Devo: “That’s Good” (1983)

“Music is good, not evil. Poetry is good, not evil. Primitive, but oh, so true.” – Dmitri Shostakovich

Kronomyth 5.2: IN THE TIME OF ORAL GRAVE GRAVE LEGALITIES OF HATE. A pervading sense of powerlessness informs Oh, No! It’s Devo. You hear that on songs like “Speed Racer,” where dangerous stereotypes are already impressed upon children, or “What I Must Do,” where autonomy is replaced by automatons. Even the music felt powerlessness, as machines drained the blood and emotion from their muse. “That’s Good,” the second single from Devo’s fifth album, tackles the problem of how each society defines and reinforces its own concept of good. At least that’s always been my takeaway. Echoing “Freedom of Choice,” the audience seems to have no power (or preference) over whether it accepts or rejects this definition; learning to do with and without good things are both proposed with equal force. It’s a deep theme (Devo songs often are), deceptively performed with mechnical ennui, but these are life-and-death matters. The song was edited slightly for the 7-inch single and expanded for the 12-inch single. The 12-inch “extended” version is simply more of the same; no radical remixing takes place. A 12-inch picture disc single (available in two different picture versions) features an extended version of “Speed Racer” (another lap around the track, I would imagine).

Original 7-inch single version
A1. That’s Good (edit) (Mark Mothersbaugh/Gerald Casale) (2:59)
B1. What I Must Do (Mark Mothersbaugh/Gerald Casale) (2:34)

12-inch single version
A1. That’s Good (Mark Mothersbaugh/Gerald Casale) (5:06)
B1. Speed Racer (extended version) (Mark Mothersbaugh) (3:42)
B2. Big Mess (Mark Mothersbaugh/Gerald Casale) (2:42)

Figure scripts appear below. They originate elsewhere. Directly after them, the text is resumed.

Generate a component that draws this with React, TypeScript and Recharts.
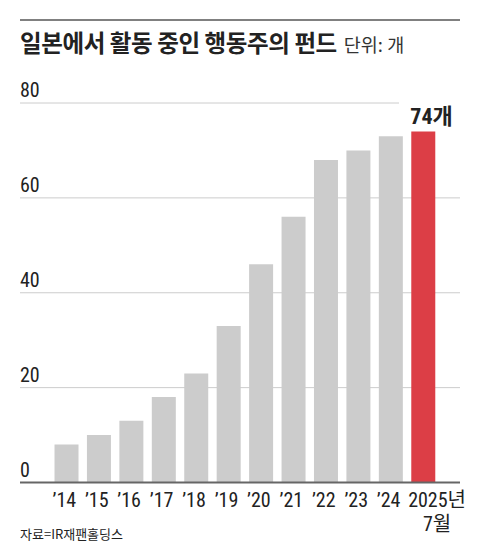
import React from "react";
import { BarChart, Bar, XAxis, YAxis, CartesianGrid, Cell, LabelList } from "recharts";

const years = ["’14", "’15", "’16", "’17", "’18", "’19", "’20", "’21", "’22", "’23", "’24", "2025년"];
const yearSubLabels = ["", "", "", "", "", "", "", "", "", "", "", "7월"];
const counts = [8, 10, 13, 18, 23, 33, 46, 56, 68, 70, 73, 74];
const yTicks = [0, 20, 40, 60, 80];
const highlightLabel = "74개";

const data = years.map((y, i) => ({ year: y, sub: yearSubLabels[i], count: counts[i] }));

const NARROW = "'Liberation Sans Narrow', 'Roboto Condensed', 'DejaVu Sans Condensed', 'Noto Sans CJK KR', sans-serif";
const KR = "'Noto Sans CJK KR', 'Noto Sans', sans-serif";

const GridLine = (p: any) => {
  const isTop = Math.abs(p.y1 - p.y) < 0.5;
  return (
    <line
      key={p.key}
      x1={p.x1}
      x2={isTop ? p.x2 - 61 : p.x2}
      y1={p.y1}
      y2={p.y2}
      stroke="#cccccc"
      strokeWidth={1}
    />
  );
};

const YTick = (p: any) => (
  <text x={20} y={p.y - 6} fill="#222" fontSize={20} fontFamily={NARROW} textAnchor="start">
    {p.payload.value}
  </text>
);

const XTick = (p: any) => {
  const idx = p.index;
  const last = idx === years.length - 1;
  const sub = yearSubLabels[idx];
  return (
    <g>
      <text
        x={last ? p.x + 14 : p.x - 2}
        y={507}
        fill="#222"
        fontSize={20}
        fontFamily={NARROW}
        textAnchor="middle"
      >
        {p.payload.value}
      </text>
      {sub ? (
        <text x={p.x + 14} y={531} fill="#222" fontSize={20} fontFamily={NARROW} textAnchor="middle">
          {sub}
        </text>
      ) : null}
    </g>
  );
};

const TopLabel = (p: any) => {
  if (p.index !== counts.length - 1) return null;
  return (
    <text x={p.x - 1} y={p.y - 7} fill="#222" fontSize={22} fontWeight={700} fontFamily={NARROW} textAnchor="start">
      {highlightLabel}
    </text>
  );
};

export default function App() {
  return (
    <div style={{ position: "absolute", left: 0, top: 0, width: 480, height: 560, background: "#fff", fontFamily: KR }}>
      <div style={{ position: "absolute", left: 20, top: 19, width: 440, height: 2, background: "#808080" }} />
      <div style={{ position: "absolute", left: 20, top: 25, whiteSpace: "nowrap", color: "#222" }}>
        <span style={{ fontSize: 23.5, fontWeight: 700, letterSpacing: -0.4 }}>일본에서 활동 중인 행동주의 펀드</span>
        <span style={{ fontSize: 18.5, color: "#333", marginLeft: 7 }}>단위: 개</span>
      </div>
      <div style={{ position: "absolute", left: 0, top: 0 }}>
        <BarChart
          width={480}
          height={560}
          data={data}
          margin={{ top: 103, right: 20, bottom: 47.5, left: 19 }}
          barCategoryGap="13.6%"
        >
          <CartesianGrid vertical={false} horizontal={GridLine as any} />
          <YAxis
            width={1}
            domain={[0, 80]}
            ticks={yTicks}
            axisLine={false}
            tickLine={false}
            tick={YTick as any}
          />
          <XAxis
            dataKey="year"
            height={30}
            padding={{ left: 30.1, right: 20.7 }}
            axisLine={{ stroke: "#666", strokeWidth: 2 }}
            tickLine={false}
            interval={0}
            tick={XTick as any}
          />
          <Bar dataKey="count" isAnimationActive={false}>
            {data.map((d, i) => (
              <Cell key={i} fill={i === data.length - 1 ? "#dc3e46" : "#cccccc"} />
            ))}
            <LabelList dataKey="count" content={TopLabel as any} />
          </Bar>
        </BarChart>
      </div>
      <div style={{ position: "absolute", left: 20, top: 524, fontSize: 13, color: "#222", whiteSpace: "nowrap" }}>
        자료=IR재팬홀딩스
      </div>
    </div>
  );
}
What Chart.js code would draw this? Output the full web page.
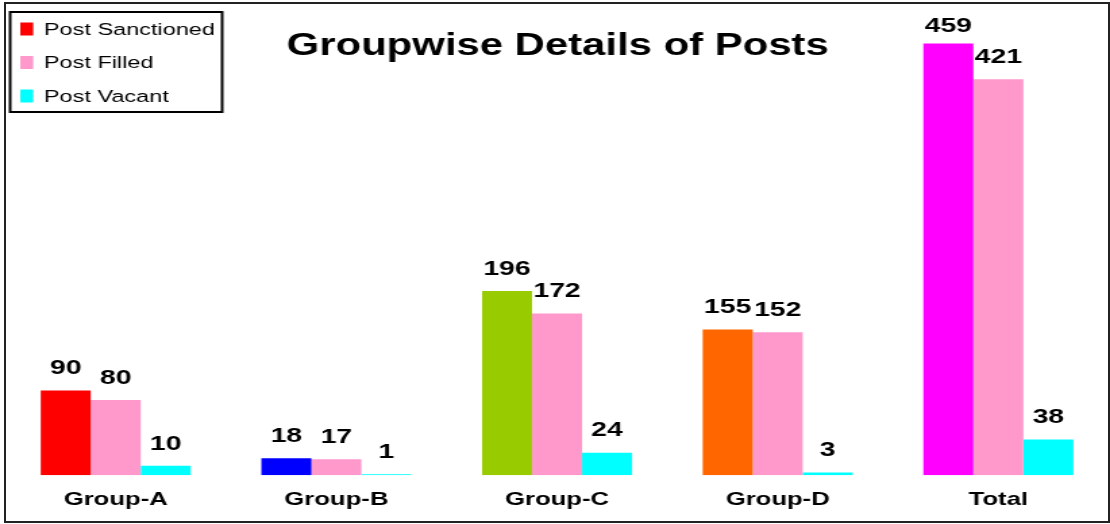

12-inch single picture disc version
A1. That’s Good (Mark Mothersbaugh/Gerald Casale) (3:23)
B1. Speed Racer (long edit) (Mark Mothersbaugh) (3:42)

The Plastic
Released on 7-inch single in January 1983 in the US (Warner Bros, 7-29811). Also released as promotional 7-inch single (with same track on both sides) in January 1983 in the US (Warner Bros., 7-29811), as three-track promotional 12-inch single in 1982 in the US (Warner Bros, PRO-A-1099) and as two-track promotional 12-inch picture disc in 1983 in the US (Warner Bros., PRO-A-2006) with picture variations.